House sold, I returned to Turkey – whence I came. I finished the story, showed it to some friends, and then had to rewrite the entire ending and resurrect everyone I’d killed off. Including a young scamp named Markham.
My attempts at self-publishing were somewhat shambolic and I embarrassed myself utterly in front of Amazon’s customer care department, but we got there in the end and Just One Damned Thing After Another burst upon an unprepared world.
No one was more surprised than me when it seemed that people really liked it. I watched, astounded, as it forged its way steadily up the Amazon charts. Which I didn’t even know existed until that moment.
Still stunned by this unexpected success, I was contacted by Hazel, who ran Accent Press. I’ve no idea how she tracked me down, Trust me, two thousand miles away wasn’t anything like far enough. Naturally, her first question was – What about the next one? I’m pleased to report I’d already made a start and was actually at the part where Jack the Ripper was giving Kal and Max such a hard time.

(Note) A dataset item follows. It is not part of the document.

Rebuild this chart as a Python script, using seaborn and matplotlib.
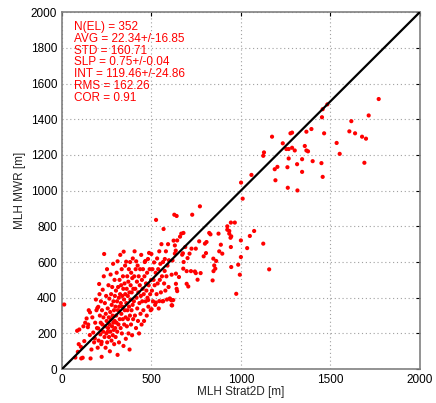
import matplotlib
matplotlib.use("Agg")
import matplotlib.pyplot as plt
import seaborn as sns
import pandas as pd

# MLH Strat2D [m] (x) and MLH MWR [m] (y)
strat2d = [
    13, 75, 85, 89, 94, 97,
    106, 108, 116, 120, 125, 130, 138, 145, 147, 150, 156, 157, 160, 165, 170, 175, 180, 184, 186, 190, 193, 196, 198, 200,
    203, 203, 205, 208, 210, 212, 215, 217, 218, 220, 222, 222, 224, 226, 228, 230, 232, 234, 236, 238, 240, 242, 244, 245,
    247, 248, 250, 252, 253, 255, 256, 258, 260, 262, 263, 265, 266, 268, 270, 271, 272, 274, 275, 277, 278, 280, 281, 283,
    284, 286, 287, 288, 290, 291, 292, 294, 295, 296, 298, 299,
    300, 302, 303, 305, 306, 308, 309, 311, 311, 313, 314, 316, 318, 319, 320, 322, 323, 325, 326, 328, 329, 331, 332, 334,
    335, 337, 338, 340, 341, 343, 344, 345, 347, 348, 350, 351, 353, 354, 356, 357, 359, 360, 362, 363, 365, 366, 368, 369,
    371, 372, 374, 375, 377, 378, 380, 381, 383, 384, 386, 387, 389, 390, 392, 393, 395, 396, 398, 399,
    402, 404, 406, 408, 410, 412, 414, 415, 417, 419, 421, 423, 425, 427, 429, 431, 433, 435, 437, 439, 441, 443, 445, 447,
    449, 451, 453, 455, 457, 459, 461, 463, 466, 468, 470, 472, 474, 476, 478, 481, 483, 485, 487, 490, 493, 496, 498,
    500, 503, 506, 509, 512, 515, 518, 521, 524, 526, 529, 532, 535, 538, 541, 544, 547, 550, 553, 556, 559, 562, 565, 568,
    571, 574, 575, 578, 581, 584, 587, 590, 593, 596, 598,
    482, 501, 525, 544, 566, 603, 613, 622,
    609, 613, 616, 613, 618, 624, 628, 631, 631, 636, 637, 637, 641, 641, 644, 644, 654, 660, 667, 672, 676, 678, 679, 680,
    689, 697, 697, 702, 706, 713, 721, 724, 728, 743, 748, 748, 758, 767, 771, 775, 792, 799, 805, 808, 823, 830, 842, 846,
    847, 851, 857, 862, 875, 879, 888, 896, 924, 924, 935, 935, 942, 944, 944, 946, 946, 966, 974, 985, 994, 1000, 1000,
    1035, 1050, 1074, 1125, 1158,
    1770, 1714, 1617, 1606, 1638, 1677, 1699, 1535, 1552, 1690, 1453, 1457, 1483, 1465, 1394, 1366, 1277, 1286, 1174, 1234,
    1254, 1267, 1286, 1301, 1357, 1366, 1375, 1129, 1125, 1267, 1342, 1314, 1401, 1450, 1204, 1189, 1260, 1342, 1059, 1193,
    1457, 1001, 1262, 1316, 1010,
]
mwr = [
    362, 65, 215, 97, 140, 222,
    125, 60, 64, 240, 157, 260, 284, 235, 250, 330, 191, 318, 60, 110, 290, 205, 150, 172, 260, 390, 330, 230, 342, 120,
    349, 228, 160, 477, 420, 300, 195, 260, 380, 140, 69, 153, 330, 250, 445, 210, 290, 520, 645, 180, 370, 240, 120, 310,
    410, 200, 270, 560, 150, 209, 340, 230, 470, 290, 180, 395, 250, 100, 320, 210, 530, 280, 420, 160, 360, 240, 460, 300,
    190, 590, 260, 380, 220, 330, 140, 500, 270, 410, 230, 350,
    180, 440, 300, 260, 540, 380, 210, 604, 80, 330, 460, 250, 400, 150, 350, 500, 280, 420, 640, 230, 370, 470, 310, 560,
    200, 410, 350, 280, 520, 450, 130, 658, 390, 250, 480, 330, 580, 420, 290, 170, 602, 370, 450, 240, 520, 330, 410, 280,
    490, 200, 560, 350, 430, 110, 300, 600, 390, 470, 250, 540, 330, 430, 190, 510, 360, 620, 280, 450,
    380, 520, 660, 300, 450, 560, 230, 604, 400, 490, 340, 580, 270, 430, 520, 200, 370, 470, 560, 310, 410, 640, 250, 500,
    380, 450, 560, 330, 420, 270, 520, 600, 606, 380, 480, 440, 300, 540, 400, 617, 350, 470, 651, 560, 420, 330, 500,
    645, 440, 560, 380, 500, 598, 470, 360, 540, 836, 420, 620, 480, 560, 340, 660, 500, 590, 430, 700, 520, 380, 600, 785,
    480, 550, 617, 440, 660, 520, 390, 580, 700, 460, 610,
    387, 336, 373, 381, 381, 396, 358, 387,
    389, 385, 357, 529, 609, 720, 865, 693, 647, 664, 535, 478, 858, 450, 721, 437, 516, 742, 759, 641, 649, 563, 763, 600,
    684, 549, 478, 622, 463, 647, 549, 675, 865, 547, 538, 675, 501, 716, 912, 538, 632, 703, 650, 712, 763, 755, 497, 619,
    549, 581, 563, 606, 759, 660, 697, 647, 800, 781, 774, 759, 736, 821, 684, 744, 572, 821, 422, 585, 529, 721, 628,
    678, 746, 774, 703, 559,
    1513, 1421, 1389, 1332, 1321, 1302, 1291, 1267, 1206, 1156, 1411, 1456, 1483, 1321, 1345, 1330, 1321, 1325, 1302, 1265,
    1233, 1233, 1240, 1225, 1250, 1225, 1220, 1214, 1195, 1180, 1176, 1148, 1165, 1154, 1133, 1120, 1131, 1105, 1088, 1058,
    1077, 1045, 1016, 1001, 955,
]

stats_lines = [
    "N(EL) = 352",
    "AVG = 22.34+/-16.85",
    "STD = 160.71",
    "SLP = 0.75+/-0.04",
    "INT = 119.46+/-24.86",
    "RMS = 162.26",
    "COR = 0.91",
]
x_ticks = [0, 500, 1000, 1500, 2000]
y_ticks = [0, 200, 400, 600, 800, 1000, 1200, 1400, 1600, 1800, 2000]
diag = [0, 2000]

n = min(len(strat2d), len(mwr))
df = pd.DataFrame({"x": strat2d[:n], "y": mwr[:n]})

sns.set_style("white")
plt.rcParams["font.family"] = ["Liberation Sans", "DejaVu Sans"]

fig = plt.figure(figsize=(4.36, 4.03), dpi=100)
ax = fig.add_axes([0.142, 0.084, 0.821, 0.886])

sns.scatterplot(data=df, x="x", y="y", ax=ax, color="#ff0000", s=9,
                edgecolor="none", marker="o", zorder=3)
sns.lineplot(x=diag, y=diag, ax=ax, color="black", linewidth=1.6, zorder=4)

ax.set_xlim(0, 2000)
ax.set_ylim(0, 2000)
ax.set_xticks(x_ticks)
ax.set_yticks(y_ticks)
ax.grid(True, linestyle=(0, (1, 2.5)), color="#a0a0a0", linewidth=0.8)
ax.tick_params(direction="in", length=3, top=True, right=True, labelsize=8.5,
               colors="black", width=0.8)
for sp in ax.spines.values():
    sp.set_color("#808080")
    sp.set_linewidth(1.2)
    sp.set_visible(True)

ax.set_xlabel("MLH Strat2D [m]", fontsize=8.5, labelpad=0)
ax.set_ylabel("MLH MWR [m]", fontsize=8.5, labelpad=3)

ax.text(0.035, 0.975, "\n".join(stats_lines), transform=ax.transAxes,
        color="#ff0000", fontsize=8.5, va="top", ha="left", linespacing=0.98)

fig.savefig("out.png", dpi=100)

From that moment on there was no holding me. Goodbye work/life balance and hello work/work – but as I think Sir Terry Pratchett said – Writing is the most fun you have on your own.
I have a lot of fun on my own.
So, once again, to all those who has been kind enough to leave a review – thank you so much. And now, back to work.
What a lovely peek into your world. I loved every moment.
Boy am I ever grateful to Hazel!!! Jodi, your books are truly one of my great joys in life and I am embarrassingly grateful to you for ALL of these books. And yet another thing to thank the Brits for, good on ya Amazon UK!!! Here a zillion likes to go with all my reviews. Big big love and appreciation (and wishes for no more injuries, we ain't as young as we used to be or ever will be again).